What is a discriminative model?

A discriminative model is a statistical approach in machine learning that focuses on distinguishing between different classes of data. Rather than modeling how the data was generated, discriminative models learn the boundaries between classes by directly modeling the conditional probability distribution P(y|x) - the probability of a label y given input features x. These models are primarily concerned with making accurate predictions by finding the optimal decision boundary that separates different categories of data.

How do discriminative models work?

Discriminative models work by learning a direct mapping from inputs to outputs without attempting to understand the underlying data distribution. They analyze the relationship between features and target variables to identify patterns that best differentiate between classes. During training, these models adjust their parameters to minimize classification errors on the training data. The optimization process typically involves techniques like gradient descent to find parameters that maximize the conditional likelihood of the correct labels given the input features. When presented with new, unseen data, discriminative models apply the learned decision boundaries to predict the most likely class.

What's the difference between discriminative and generative models?

The fundamental difference lies in what each model tries to learn. Discriminative models learn the boundary between classes (P(y|x)), while generative models learn the distribution of each class (P(x|y)) and often the prior probability (P(y)) to model the joint distribution P(x,y). Generative models can create new data samples that resemble the training data, whereas discriminative models can only classify existing data. Discriminative models typically excel at classification tasks when sufficient labeled data is available, while generative models often perform better with limited training data and can handle missing features more naturally. Generative models provide richer information about the data structure but may require more parameters and complexity than discriminative approaches focused solely on classification.

What are common examples of discriminative models?

Logistic regression is perhaps the simplest discriminative model, using a sigmoid function to model the probability of binary outcomes. Support Vector Machines (SVMs) find optimal hyperplanes that maximize the margin between classes, making them effective for both linear and non-linear classification through kernel methods. Neural networks, particularly feed-forward and convolutional architectures, are powerful discriminative models that can learn complex decision boundaries through multiple layers of transformation. Conditional Random Fields (CRFs) extend discriminative modeling to structured prediction tasks like sequence labeling. Decision trees and their ensemble methods (like random forests and gradient boosting) also function as discriminative models by partitioning the feature space into regions with different class labels.

What are the advantages and limitations of discriminative models?

Discriminative models typically achieve superior classification performance when sufficient labeled data is available, as they directly optimize for the prediction task rather than solving the more general problem of modeling data generation.
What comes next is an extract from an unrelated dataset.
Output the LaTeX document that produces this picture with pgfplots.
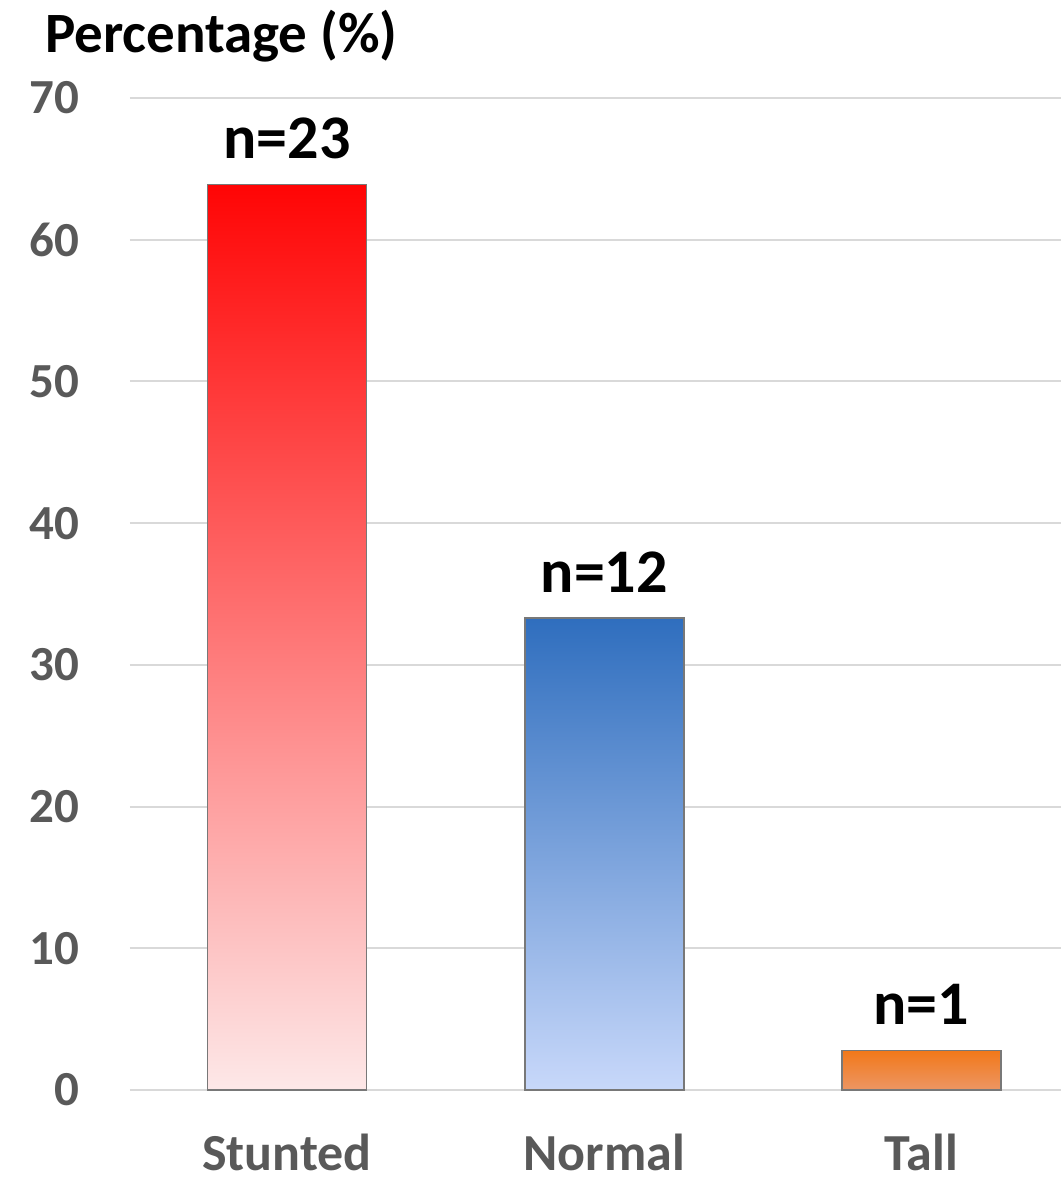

They often require fewer parameters than their generative counterparts and can be more computationally efficient during both training and inference.
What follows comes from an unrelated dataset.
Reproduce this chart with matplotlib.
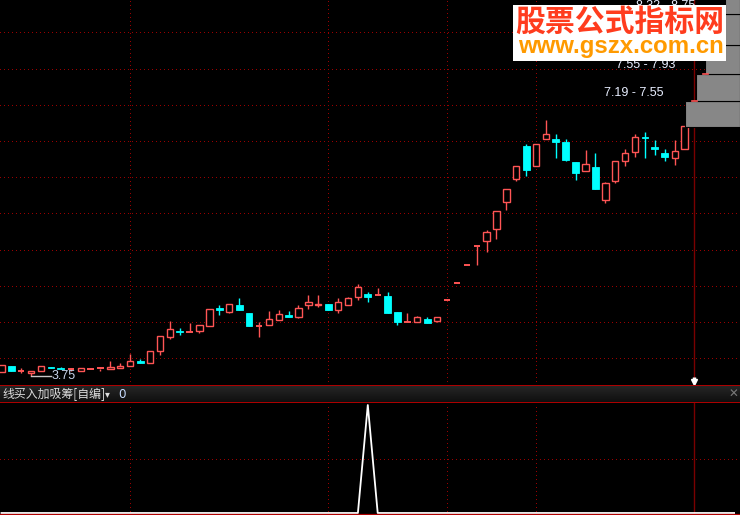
import matplotlib
matplotlib.use("Agg")
import matplotlib.pyplot as plt
from matplotlib.patches import Rectangle
from matplotlib.transforms import blended_transform_factory
import numpy as np

# ---------------- data ----------------
opens = [3.81, 3.89, 3.83, 3.80, 3.82, 3.88, 3.87, 3.85, 3.83, 3.85,
         3.85, 3.85, 3.86, 3.89, 3.96, 3.93, 4.10, 4.30, 4.37, 4.35,
         4.37, 4.44, 4.70, 4.64, 4.74, 4.63, 4.44, 4.46, 4.53, 4.60,
         4.57, 4.73, 4.73, 4.75, 4.66, 4.73, 4.84, 4.89, 4.86, 4.86,
         4.64, 4.49, 4.50, 4.54, 4.52, 4.80, 5.04, 5.29, 5.55, 5.62,
         5.79, 6.16, 6.48, 6.93, 6.66, 7.03, 7.03, 6.99, 6.71, 6.58,
         6.64, 6.18, 6.45, 6.72, 6.85, 7.06, 6.91, 6.84, 6.76, 6.89]
highs = [3.91, 3.89, 3.87, 3.82, 3.89, 3.88, 3.88, 3.87, 3.86, 3.85,
         3.88, 3.96, 3.93, 4.06, 3.99, 4.10, 4.31, 4.51, 4.42, 4.49,
         4.46, 4.68, 4.74, 4.75, 4.83, 4.63, 4.50, 4.65, 4.67, 4.65,
         4.74, 4.87, 4.87, 4.75, 4.83, 4.85, 5.03, 4.92, 4.97, 4.92,
         4.64, 4.63, 4.58, 4.57, 4.57, 4.80, 5.04, 5.29, 5.55, 5.77,
         6.03, 6.33, 6.65, 6.96, 6.96, 7.29, 7.10, 7.03, 6.71, 6.88,
         6.84, 6.44, 6.72, 6.89, 7.10, 7.13, 7.01, 6.89, 7.01, 7.21]
lows = [3.81, 3.82, 3.79, 3.75, 3.82, 3.87, 3.85, 3.82, 3.83, 3.85,
        3.83, 3.85, 3.86, 3.89, 3.93, 3.93, 4.04, 4.26, 4.32, 4.35,
        4.35, 4.44, 4.60, 4.62, 4.67, 4.44, 4.30, 4.46, 4.53, 4.57,
        4.56, 4.68, 4.71, 4.67, 4.63, 4.73, 4.80, 4.78, 4.86, 4.63,
        4.46, 4.49, 4.50, 4.49, 4.50, 4.80, 5.04, 5.29, 5.29, 5.47,
        5.65, 6.05, 6.45, 6.51, 6.66, 7.03, 6.76, 6.72, 6.46, 6.58,
        6.34, 6.15, 6.42, 6.65, 6.78, 6.77, 6.81, 6.73, 6.67, 6.89]
closes = [3.91, 3.82, 3.83, 3.82, 3.89, 3.87, 3.85, 3.85, 3.86, 3.85,
          3.86, 3.88, 3.89, 3.96, 3.93, 4.10, 4.31, 4.41, 4.36, 4.36,
          4.46, 4.68, 4.67, 4.75, 4.67, 4.44, 4.45, 4.54, 4.61, 4.57,
          4.70, 4.77, 4.75, 4.67, 4.77, 4.83, 4.98, 4.85, 4.87, 4.63,
          4.50, 4.50, 4.57, 4.49, 4.57, 4.80, 5.04, 5.29, 5.55, 5.74,
          6.03, 6.33, 6.65, 6.60, 6.96, 7.10, 6.99, 6.74, 6.56, 6.68,
          6.34, 6.42, 6.72, 6.83, 7.05, 7.04, 6.89, 6.78, 6.86, 7.21]

low_mark_idx = 3
low_mark_text = "3.75"

# chip distribution (price bands, relative amount)
chip_lo = [7.19, 7.55, 7.93, 8.32, 8.75]
chip_hi = [7.55, 7.93, 8.32, 8.75, 9.18]
chip_amt = [55, 44, 35, 24, 15]
chip_labels = ["7.19 - 7.55", "7.55 - 7.93", "", "8.32 - 8.75", ""]

# indicator (bottom panel)
signal = [0] * 37 + [1] + [0] * 37

grid_prices = [8.5, 8.0, 7.5, 7.0, 6.5, 6.0, 5.5, 5.0, 4.5, 4.0]
vgrid_idx = [13, 33, 45, 54]
cursor_idx = 70

indicator_title = "线买入加吸筹[自编]"
indicator_value = "0"
wm_title = "股票公式指标网"
wm_url = "www.gszx.com.cn"

# ---------------- style ----------------
RED = "#ff5555"
CYAN = "#00ffff"
GRID = "#9a0000"
BORDER = "#b00000"
W, H = 740, 515
XMIN, XMAX = -0.1515, 74.596
YMIN, YMAX = 3.631, 8.946

fig = plt.figure(figsize=(W / 100, H / 100), dpi=100, facecolor="black")

ax = fig.add_axes([0, 130 / H, 1, 385 / H])
hd = fig.add_axes([0, 112 / H, 1, 18 / H])
lo = fig.add_axes([0, 0.5 / H, 1, 111.5 / H])

for a in (ax, hd, lo):
    a.set_facecolor("black")
    a.set_xticks([])
    a.set_yticks([])
    for s in a.spines.values():
        s.set_visible(False)

dot = (0, (1, 3))
GLW = 0.72

# ---------------- main panel ----------------
ax.set_xlim(XMIN, XMAX)
ax.set_ylim(YMIN, YMAX)
for gp in grid_prices:
    ax.axhline(gp, color=GRID, lw=GLW, ls=dot, zorder=1, antialiased=False)
for gx in vgrid_idx:
    ax.axvline(gx, color=GRID, lw=GLW, ls=dot, zorder=1, antialiased=False)
ax.axvline(cursor_idx, color="#7a0000", lw=1.0, zorder=1)

bw = 0.64
for i in range(len(opens)):
    o, h, l, c = opens[i], highs[i], lows[i], closes[i]
    if c >= o:
        top, bot = c, o
        if h > top:
            ax.plot([i, i], [top, h], color=RED, lw=1.0, zorder=3, solid_capstyle="butt")
        if l < bot:
            ax.plot([i, i], [l, bot], color=RED, lw=1.0, zorder=3, solid_capstyle="butt")
        if top - bot < 0.015:
            ax.plot([i - bw / 2, i + bw / 2], [top, top], color=RED, lw=1.4, zorder=4,
                    solid_capstyle="butt")
        else:
            ax.add_patch(Rectangle((i - bw / 2, bot), bw, top - bot, facecolor="black",
                                   edgecolor=RED, lw=1.0, zorder=4))
    else:
        ax.plot([i, i], [l, h], color=CYAN, lw=1.0, zorder=3, solid_capstyle="butt")
        ax.add_patch(Rectangle((i - bw / 2 - 0.03, c), bw + 0.06, o - c, facecolor=CYAN,
                               edgecolor=CYAN, lw=0.6, zorder=4))

# lowest price marker
lm_y = lows[low_mark_idx]
ax.plot([low_mark_idx, low_mark_idx + 2], [lm_y, lm_y], color="#c8c8c8", lw=1.0, zorder=5)
ax.text(low_mark_idx + 2.05, lm_y, low_mark_text, color="#c8d4ea", fontsize=9,
        family="Liberation Sans", va="center", ha="left", zorder=6)

# chip distribution bars
bt = blended_transform_factory(ax.transAxes, ax.transData)
for clo, chi, amt, lab in zip(chip_lo, chip_hi, chip_amt, chip_labels):
    wfrac = amt / W
    ax.add_patch(Rectangle((1 - wfrac, clo), wfrac, chi - clo, facecolor="#878787",
                           edgecolor="black", lw=0.8, transform=bt, zorder=5, clip_on=False))
    if lab:
        ax.text(1 - wfrac - 21 / W, chi + 0.115, lab, transform=bt, color="#e8eeff",
                fontsize=9, family="Liberation Sans", ha="right", va="center", zorder=6)
for k in (0, 1):
    wfrac = chip_amt[k] / W
    ax.plot([1 - wfrac + 7 / W, 1 - wfrac + 12 / W], [chip_hi[k], chip_hi[k]],
            color=RED, lw=1.2, transform=bt, zorder=6)

# cursor arrow
ab = blended_transform_factory(ax.transData, ax.transAxes)
ax.plot([cursor_idx, cursor_idx], [1 - 377 / 385, 1 - 381 / 385], color="white", lw=2.5,
        transform=ab, zorder=7, solid_capstyle="butt")
ax.plot([cursor_idx], [1 - 382 / 385], marker="v", color="white", markersize=5,
        transform=ab, zorder=7)

# ---------------- header bar ----------------
grad = np.linspace(0, 1, 50).reshape(-1, 1)
hd.imshow(grad, extent=[0, 1, 0, 1], aspect="auto", cmap=matplotlib.colors.LinearSegmentedColormap
          .from_list("g", ["#272727", "#0e0e0e"]), transform=hd.transAxes, zorder=0)
hd.set_xlim(0, 1)
hd.set_ylim(0, 1)
hd.axhline(1, color=BORDER, lw=1.4)
hd.axhline(0, color=BORDER, lw=1.4)
hd.text(2 / W, 0.45, indicator_title, color="#dcdcdc", fontsize=8.6,
        family=["Noto Sans CJK SC", "DejaVu Sans"], va="center", ha="left")
hd.text(105 / W, 0.5, "▾", color="#dcdcdc", fontsize=7, family="DejaVu Sans",
        va="center", ha="left")
hd.text(118 / W, 0.45, indicator_value, color="#c8dcff", fontsize=8.6,
        family="DejaVu Sans", va="center", ha="left")
hd.text(733 / W, 0.5, "✕", color="#7a7a7a", fontsize=8.5, family="DejaVu Sans",
        fontweight="bold", va="center", ha="center")

# ---------------- lower panel ----------------
lo.set_xlim(XMIN, XMAX)
lo.set_ylim(-0.0139, 1.0185)
lo.axhline(0.5, color=GRID, lw=GLW, ls=dot, zorder=1, antialiased=False)
for gx in vgrid_idx:
    lo.axvline(gx, color=GRID, lw=GLW, ls=dot, zorder=1, antialiased=False)
lo.axvline(cursor_idx, color="#7a0000", lw=1.0, zorder=1)
lo.plot(range(len(signal)), signal, color="white", lw=1.3, zorder=3)
lo.axhline(-0.0139, color=BORDER, lw=1.6, zorder=4)

# ---------------- watermark ----------------
fig.patches.append(Rectangle((513 / W, 1 - 61 / H), 213 / W, 56 / H, facecolor="white",
                             edgecolor="none", transform=fig.transFigure, zorder=10))
fig.text(620 / W, 1 - 21.5 / H, wm_title, color="#ff3c1e", fontsize=21.5,
         family="Noto Sans CJK SC", fontweight="bold", ha="center", va="center", zorder=11)
fig.text(621 / W, 1 - 46 / H, wm_url, color="#ff9a00", fontsize=17.3,
         family="Liberation Sans", fontweight="bold", ha="center", va="center", zorder=11)

fig.savefig("out.png", dpi=100, facecolor="black")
However, discriminative models have notable limitations. They cannot generate new data samples or handle missing features naturally. These models may struggle with small datasets where generative approaches can leverage prior knowledge more effectively. Discriminative models are also more prone to overfitting when the training data doesn't adequately represent the true data distribution. Additionally, they typically provide less insight into the underlying data structure compared to generative models, potentially limiting their interpretability and explanatory power in some applications.